According to the PC, Australia needs economic growth and regulatory reform to deal with climate change. Yes, it is very disappointing this report didn’t get the attention it deserves.
As the PC says, regulations can make the economy inflexible. They make it harder for us to adapt to change. After all, individual regulations are written with certain circumstances in mind. When those circumstances change (as they would in a world with a shifting climate) the existing stock of regulations can add friction to adaptive action.
Other regulations increase costs and thereby reduce adaptation incentives – like those which meddle with insurance markets.
It’s the same with many taxes. The PC rightly says “taxes that influence the way resources are used … could inhibit the mobility of labour, capital, or both”. For example, property taxes make it more expensive to move out of low-lying areas at risk from sea level rises.
Government programs can also impede flexibility. Drought assistance creates an incentive for farmers to stay on marginal land, rather than relocating.
These are the practical issues. But an adaptation program is more than just a collection of policy recommendations. It is a different philosophy.
Rather than focusing on a single, over-arching, world-historical goal (achieved through unprecedented consensus and political action at the national and international level), adaptation focuses on process, institutions, and diversity. It asks: what makes communities most flexible, resilient, and responsive to environmental change? It’s about developing strategies to deal with uncertainty, not politics to achieve global reform.
In a 2009 paper published in the journal Atmospheric Sciences, Robert L Wilby and Suraje Dessai characterise this as the difference between top-down and bottom-up approaches.
The IPCC looks top-down. This view is purpose-built for mitigation, but no good for adaptation. The IPCC struggles to assess climate change risks on a continental scale, let alone regional scale.
As Wilby and Dessai point out, the IPCC records a low level of scientific agreement even about the direction of rainfall change in much of Asia, Africa, and South America. That degree of uncertainty offers no guide for practical action.
By contrast, a bottom-up approach focuses on how communities adapt to local pressures, not global ones. After all, it isn’t the United Nations that will adapt to climate change. It is individuals. This approach is less flashy, but then, why should climate policy be flashy?
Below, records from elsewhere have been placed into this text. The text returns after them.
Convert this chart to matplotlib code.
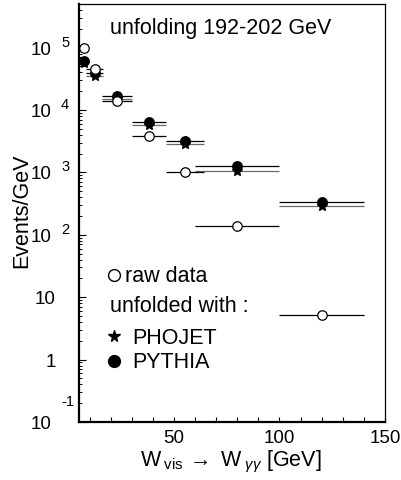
import matplotlib
matplotlib.use('Agg')
import matplotlib.pyplot as plt
import matplotlib.transforms as mtransforms
import numpy as np

plt.rcParams['font.family'] = ['Liberation Sans', 'DejaVu Sans']
plt.rcParams['mathtext.fontset'] = 'custom'
plt.rcParams['mathtext.rm'] = 'Liberation Sans'
plt.rcParams['mathtext.it'] = 'Liberation Sans:italic'
plt.rcParams['mathtext.bf'] = 'Liberation Sans:bold'

# bins in W (GeV): centres and half widths
w_centre = [7.5, 12.5, 23, 38, 55, 80, 120]
w_halfwidth = [0, 4, 7, 8, 9, 20, 20]

# events / GeV
raw_data = [1.0e5, 4.6e4, 1.4e4, 3.85e3, 1.0e3, 139, 5.1]
pythia = [6.2e4, 3.9e4, 1.7e4, 6.5e3, 3.2e3, 1.25e3, 340]
phojet = [5.6e4, 3.5e4, 1.5e4, 5.8e3, 2.9e3, 1.05e3, 285]

x_ticks = [50, 100, 150]
x_minor = list(range(10, 150, 10))
y_exponents = [-1, 0, 1, 2, 3, 4, 5]

fs_tick = 13.5   # tick labels
fs = 15.5        # other texts

fig = plt.figure(figsize=(4.01, 4.80), dpi=100)
ax = fig.add_axes([79 / 401, 58 / 480, 306 / 401, 418 / 480])

# unfolded with PHOJET (grey bars, stars)
ax.errorbar(w_centre, phojet, xerr=w_halfwidth, fmt='*', ms=7, mfc='black', mec='black',
            ecolor='#6a6a6a', elinewidth=0.9, capsize=0, zorder=3)
# unfolded with PYTHIA (black bars, filled circles)
ax.errorbar(w_centre, pythia, xerr=w_halfwidth, fmt='o', ms=6.8, mfc='black', mec='black',
            ecolor='black', elinewidth=0.9, capsize=0, zorder=4)
# raw data (open circles)
ax.errorbar(w_centre, raw_data, xerr=w_halfwidth, fmt='o', ms=6.8, mfc='white', mec='black',
            mew=0.9, ecolor='black', elinewidth=0.9, capsize=0, zorder=5)

ax.set_yscale('log')
ax.set_xlim(5, 150)
ax.set_ylim(0.1, 5e5)

ax.set_xticks(x_ticks)
ax.set_xticks(x_minor, minor=True)
ax.set_xticklabels([str(t) for t in x_ticks], fontsize=fs_tick)
ax.tick_params(axis='x', which='both', direction='in', length=3.5, width=0.8, pad=6,
               top=False)

ax.set_yticks([10.0 ** e for e in y_exponents])
ax.yaxis.set_minor_locator(matplotlib.ticker.LogLocator(base=10, subs=np.arange(2, 10)))
ax.yaxis.set_minor_formatter(matplotlib.ticker.NullFormatter())
ax.set_yticklabels([])
ax.tick_params(axis='y', which='major', direction='in', length=5, width=0.8, right=False)
ax.tick_params(axis='y', which='minor', direction='in', length=2.5, width=0.7, right=False)

for side in ['left', 'bottom']:
    ax.spines[side].set_linewidth(1.6)
for side in ['top', 'right']:
    ax.spines[side].set_linewidth(0.9)

# y tick labels in the 10^n style of the original
trans = mtransforms.blended_transform_factory(fig.transFigure, ax.transData)
for e in y_exponents:
    base_tr = mtransforms.offset_copy(trans, fig=fig, y=-7, units='dots')
    if e in (0, 1):
        ax.text(56 / 401, 10.0 ** e, str(10 ** e), transform=base_tr, ha='right',
                va='baseline', fontsize=fs_tick)
    else:
        ax.text(52 / 401, 10.0 ** e, '10', transform=base_tr, ha='right',
                va='baseline', fontsize=fs_tick)
        raise_px = 16 if e < 0 else 1
        sup_tr = mtransforms.offset_copy(trans, fig=fig, y=raise_px, units='dots')
        ax.text(61 / 401, 10.0 ** e, str(e), transform=sup_tr, ha='left',
                va='baseline', fontsize=10.5)

fig.text(22 / 401, 1 - 211 / 480, 'Events/GeV', rotation=90, ha='center', va='center',
         fontsize=fs)
fig.text(231 / 401, 1 - 462 / 480,
         r'W$_{\;\mathrm{vis}}\,\rightarrow$ W$_{\;\gamma\gamma}$ [GeV]',
         ha='center', va='center', fontsize=fs)

ax.text(0.101, 0.942, 'unfolding 192-202 GeV', transform=ax.transAxes, ha='left',
        va='center', fontsize=fs)
ax.text(0.101, 0.2775, 'unfolded with :', transform=ax.transAxes, ha='left',
        va='center', fontsize=fs)

h_raw = plt.Line2D([], [], ls='none', marker='o', ms=8.5, mfc='white', mec='black', mew=1)
leg1 = ax.legend([h_raw], ['raw data'], loc='center left', bbox_to_anchor=(0.085, 0.347),
                 frameon=False, fontsize=fs, borderpad=0, borderaxespad=0,
                 handlelength=0.8, handletextpad=0.14)
ax.add_artist(leg1)

h_pho = plt.Line2D([], [], ls='none', marker='*', ms=8.5, mfc='black', mec='black')
h_pyt = plt.Line2D([], [], ls='none', marker='o', ms=8.5, mfc='black', mec='black')
ax.legend([h_pho, h_pyt], ['PHOJET', 'PYTHIA'], loc='center left',
          bbox_to_anchor=(0.085, 0.171), frameon=False, fontsize=fs, borderpad=0,
          borderaxespad=0, handlelength=0.8, handletextpad=0.45, labelspacing=0.15)

plt.savefig('out.png', dpi=100)
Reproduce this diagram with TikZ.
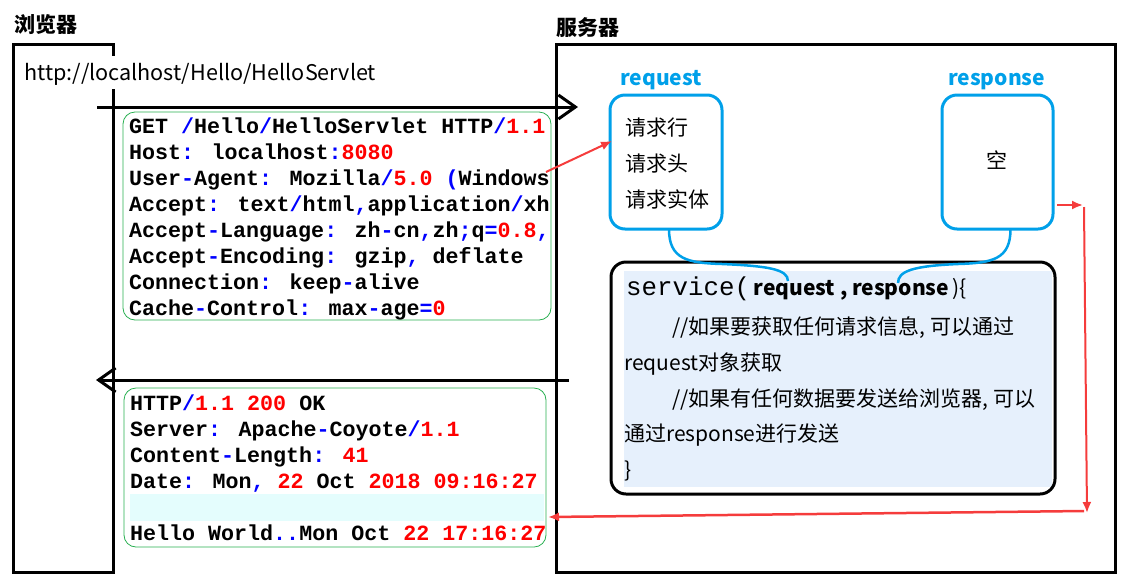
\documentclass[tikz,border=0pt]{standalone}
\usepackage{fontspec}
\setmainfont{Noto Sans CJK SC}
\newfontfamily\monof{Liberation Mono}
\usetikzlibrary{arrows.meta}
\definecolor{cyanc}{RGB}{0,160,233}
\definecolor{greenc}{RGB}{40,175,80}
\definecolor{redc}{RGB}{245,60,60}
\definecolor{codeblue}{RGB}{0,0,255}
\definecolor{codered}{RGB}{255,0,0}
\definecolor{svcfill}{RGB}{230,240,252}
\definecolor{bandc}{RGB}{228,253,253}
\newcommand\kwb[1]{\textcolor{codeblue}{#1}}
\newcommand\kwr[1]{\textcolor{codered}{#1}}
\begin{document}
\begin{tikzpicture}[x=1pt,y=-1pt,
  blackbox/.style={draw=black,line width=3pt,outer sep=0pt,inner sep=0pt,anchor=north west},
  objbox/.style={draw=cyanc,line width=3pt,rounded corners=15pt,outer sep=0pt,inner sep=0pt,anchor=north west},
  msgbox/.style={draw=greenc,line width=0.8pt,rounded corners=12pt,outer sep=0pt,inner sep=0pt,anchor=north west},
  code/.style={anchor=base west,inner sep=0pt,font=\monof\bfseries\fontsize{21.67}{26}\selectfont},
  txt/.style={anchor=base west,inner sep=0pt,font=\fontsize{21}{25}\selectfont},
  title/.style={anchor=base west,inner sep=0pt,font=\bfseries\fontsize{21}{25}\selectfont},
  objlabel/.style={anchor=base west,inner sep=0pt,text=cyanc,font=\bfseries\fontsize{21}{25}\selectfont},
  bigarrow/.style={line width=3pt,-{Straight Barb[length=17pt,width=24pt]}},
  redarrow/.style={draw=redc,line width=2pt,-{Latex[length=11pt,width=9pt]}},
  curve/.style={draw=cyanc,line width=2.5pt}
]
\useasboundingbox (0,0) rectangle (1127,582);

% ---------- browser ----------
\node[title] (blabel) at (14,32) {浏览器};
\node[blackbox,minimum width=100pt,minimum height=528pt] (browser) at (13,44) {};
\node[anchor=base west,fill=white,inner xsep=3pt,inner ysep=3pt,text height=21pt,text depth=6pt,
      font=\fontsize{21.6}{25}\selectfont] (url) at (21,80) {http://localhost/Hello/HelloServlet};

% ---------- server ----------
\node[title] (slabel) at (556,35) {服务器};
\node[blackbox,minimum width=559pt,minimum height=528pt] (server) at (556,44) {};

% ---------- request message ----------
\node[msgbox,minimum width=428pt,minimum height=208pt] (reqmsg) at (123,112) {};
\node[code] (q1) at (129,133) {GET \kwb{/}Hello\kwb{/}HelloServlet HTTP\kwb{/}\kwr{1.1}};
\node[code] (q2) at (129,159) {Host\kwb{:} localhost\kwb{:}\kwr{8080}};
\node[code] (q3) at (129,185) {User\kwb{-}Agent\kwb{:} Mozilla\kwb{/}\kwr{5.0} \kwb{(}Windows};
\node[code] (q4) at (129,211) {Accept\kwb{:} text\kwb{/}html\kwb{,}application\kwb{/}xh};
\node[code] (q5) at (129,237) {Accept\kwb{-}Language\kwb{:} zh\kwb{-}cn\kwb{,}zh\kwb{;}q\kwb{=}\kwr{0.8}\kwb{,}};
\node[code] (q6) at (129,263) {Accept\kwb{-}Encoding\kwb{:} gzip\kwb{,} deflate};
\node[code] (q7) at (129,289) {Connection\kwb{:} keep\kwb{-}alive};
\node[code] (q8) at (129,315) {Cache\kwb{-}Control\kwb{:} max\kwb{-}age\kwb{=}\kwr{0}};

% ---------- response message ----------
\fill[bandc] (130,494) rectangle (544,521);
\node[msgbox,minimum width=422pt,minimum height=159pt] (respmsg) at (124,388) {};
\node[code] (p1) at (130,410) {HTTP\kwb{/}\kwr{1.1 200} OK};
\node[code] (p2) at (130,436) {Server\kwb{:} Apache\kwb{-}Coyote\kwb{/}\kwr{1.1}};
\node[code] (p3) at (130,462) {Content\kwb{-}Length\kwb{:} \kwr{41}};
\node[code] (p4) at (130,488) {Date\kwb{:} Mon\kwb{,} \kwr{22} Oct \kwr{2018 09:16:27}};
\node[code] (p5) at (130,540) {Hello World\kwb{..}Mon Oct \kwr{22 17:16:27}};

% ---------- request / response objects ----------
\node[objlabel] (reqlabel) at (620,85) {request};
\node[objbox,minimum width=112pt,minimum height=134pt] (reqobj) at (610,95) {};
\node[txt] (o1) at (625,135) {请求行};
\node[txt] (o2) at (625,171) {请求头};
\node[txt] (o3) at (625,207) {请求实体};

\node[objlabel] (resplabel) at (948,85) {response};
\node[objbox,minimum width=111pt,minimum height=134pt] (respobj) at (942,95) {};
\node[anchor=base,inner sep=0pt,font=\fontsize{21}{25}\selectfont] (empty) at (997,168) {空};

% ---------- service ----------
\fill[svcfill] (624,271) rectangle (1052,487);
\node[blackbox,rounded corners=15pt,minimum width=444pt,minimum height=232pt] (service) at (611,262) {};
\node[txt] (s1) at (626,295) {{\monof\fontsize{25.8}{30}\selectfont service(}\,\textbf{request , response}\,)\{};
\node[txt] (s2) at (672,334) {//如果要获取任何请求信息, 可以通过};
\node[txt] (s3) at (624,370) {request对象获取};
\node[txt] (s4) at (672,406) {//如果有任何数据要发送给浏览器, 可以};
\node[txt] (s5) at (624,441) {通过response进行发送};
\node[txt] (s6) at (624,477) {\}};

% cyan connectors
\coordinate (cq1) at (722,264);
\coordinate (cq2) at (788,281);
\coordinate (cs1) at (958,264);
\coordinate (cs2) at (898,283);
\draw[curve] ([xshift=3pt]reqobj.south) .. controls +(0,30) and +(-35,-1) .. (cq1)
             .. controls +(45,2) and +(0,-12) .. (cq2);
\draw[curve] ([xshift=13pt]respobj.south) .. controls +(0,30) and +(35,-1) .. (cs1)
             .. controls +(-45,2) and +(0,-12) .. (cs2);

% ---------- big black arrows ----------
\coordinate (qa) at (97,107);
\coordinate (qb) at (578,107);
\draw[bigarrow] (qa) -- (qb);
\coordinate (pa) at (569,380);
\coordinate (pb) at (96,380);
\draw[bigarrow] (pa) -- (pb);

% ---------- red arrows ----------
\coordinate (r0) at (546,172);
\coordinate (r1) at (612,141);
\draw[redarrow] (r0) -- (r1);
\coordinate (r2) at (1057,205);
\coordinate (r3) at (1083,205);
\draw[redarrow] (r2) -- (r3);
\coordinate (r4) at (1084,207);
\coordinate (r5) at (1087,513);
\draw[redarrow] (r4) -- (r5);
\coordinate (r6) at (1084,511);
\coordinate (r7) at (548,517);
\draw[redarrow,line width=2.5pt] (r6) -- (r7);
\end{tikzpicture}
\end{document}
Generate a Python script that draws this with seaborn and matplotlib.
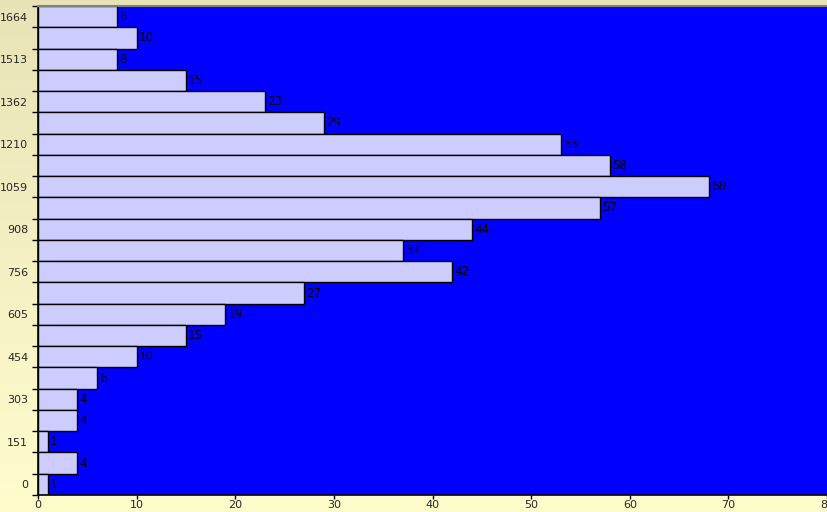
import numpy as np
import pandas as pd
import matplotlib
matplotlib.use("Agg")
import matplotlib.pyplot as plt
from matplotlib.ticker import FixedLocator
import seaborn as sns

# Histogram bins (lower edge of each bin) and their counts, bottom to top
bin_labels = ["0", "76", "151", "227", "303", "378", "454", "530", "605", "681",
              "756", "832", "908", "983", "1059", "1135", "1210", "1286", "1362",
              "1437", "1513", "1589", "1664"]
counts = [1, 4, 1, 4, 4, 6, 10, 15, 19, 27, 42, 37, 44, 57, 68, 58, 53, 29, 23,
          15, 8, 10, 8]
x_ticks = [0, 10, 20, 30, 40, 50, 60, 70, 80]

sns.set_style("white")
plt.rcParams["font.family"] = ["Liberation Sans Narrow", "DejaVu Sans"]

df = pd.DataFrame({"bin": bin_labels, "count": counts})
order = bin_labels[::-1]  # seaborn draws the first category at the top

fig = plt.figure(figsize=(8.27, 5.12), dpi=100)

# soft yellow gradient behind everything
bg = fig.add_axes([0, 0, 1, 1], zorder=-10)
grad = np.linspace(0, 1, 256).reshape(-1, 1)
top_c = np.array([0.91, 0.89, 0.72])
bot_c = np.array([1.0, 0.99, 0.80])
img = top_c + (bot_c - top_c) * grad
bg.imshow(img[:, None, :].repeat(2, axis=1), aspect="auto", extent=[0, 1, 0, 1])
bg.axis("off")

ax = fig.add_axes([38 / 827, 17 / 512, 1 - 38 / 827, (495 - 6) / 512])
ax.set_facecolor("#0000FF")

sns.barplot(data=df, x="count", y="bin", order=order, orient="h",
            color="#CCCCFF", width=1.0, edgecolor="black", linewidth=1.0,
            saturation=1, ax=ax)

ax.set_xlim(0, 80)
ax.set_ylim(len(order) - 0.5, -0.5)
ax.set_xlabel("")
ax.set_ylabel("")

fs = 8
for cont in ax.containers:
    ax.bar_label(cont, labels=[str(int(round(v))) for v in cont.datavalues],
                 padding=1.5, fontsize=8.5, color="black")

# y labels on every other bin, tick marks on bin boundaries
n = len(order)
ax.set_yticks(range(n))
ax.set_yticklabels([lab if (bin_labels.index(lab) % 2 == 0) else "" for lab in order],
                   fontsize=fs)
ax.yaxis.set_minor_locator(FixedLocator(np.arange(-0.5, n, 1.0)))
ax.tick_params(axis="y", which="major", length=0, pad=7)
ax.tick_params(axis="y", which="minor", length=4, width=1, color="black", left=True)

ax.set_xticks(x_ticks)
ax.set_xticklabels([str(t) for t in x_ticks], fontsize=fs)
ax.tick_params(axis="x", which="major", length=3, width=1, color="black",
               bottom=True, pad=0.5)

for side in ["left", "bottom"]:
    ax.spines[side].set_color("black")
    ax.spines[side].set_linewidth(1.2)
ax.spines["top"].set_color("#808080")
ax.spines["top"].set_linewidth(1.5)
ax.spines["right"].set_visible(False)

fig.savefig("out.png", dpi=100)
And emphasising adaptive capacity and resilience is a good thing, regardless of whether climate change is a naturally occurring phenomenon or the result of human recklessness. Wilby and Dessai call adaptation measures “no-regret” or “low-regret”. The PC calls them “win-win”.
In his 1992 book Earth in the Balance, then senator Al Gore wrote that adaptation was a “kind of laziness, an arrogant faith in our ability to react in time to save our skins”.
Gore was writing when the IPCC was in its formative stages. This sort of thinking led to an explicit decision to focus on global emissions reduction. That decision has shaped the last two decades of climate debate. (Even including one chapter on adaptation in the 2001 report was seen as somewhat revolutionary.) But the decision built an analytical framework which no longer makes sense.
As a paper published in the journal Regional Environmental Change last year put it, under an adaptation-focused framework, “Science would thus place itself in the role of being a tool for policy action rather than a tool for political advocacy”.
Because the arrogance now rests with those who still believe they can coordinate massive, immediate global political action towards a single goal.
It is, surely, time to face up to the demands of adaptation.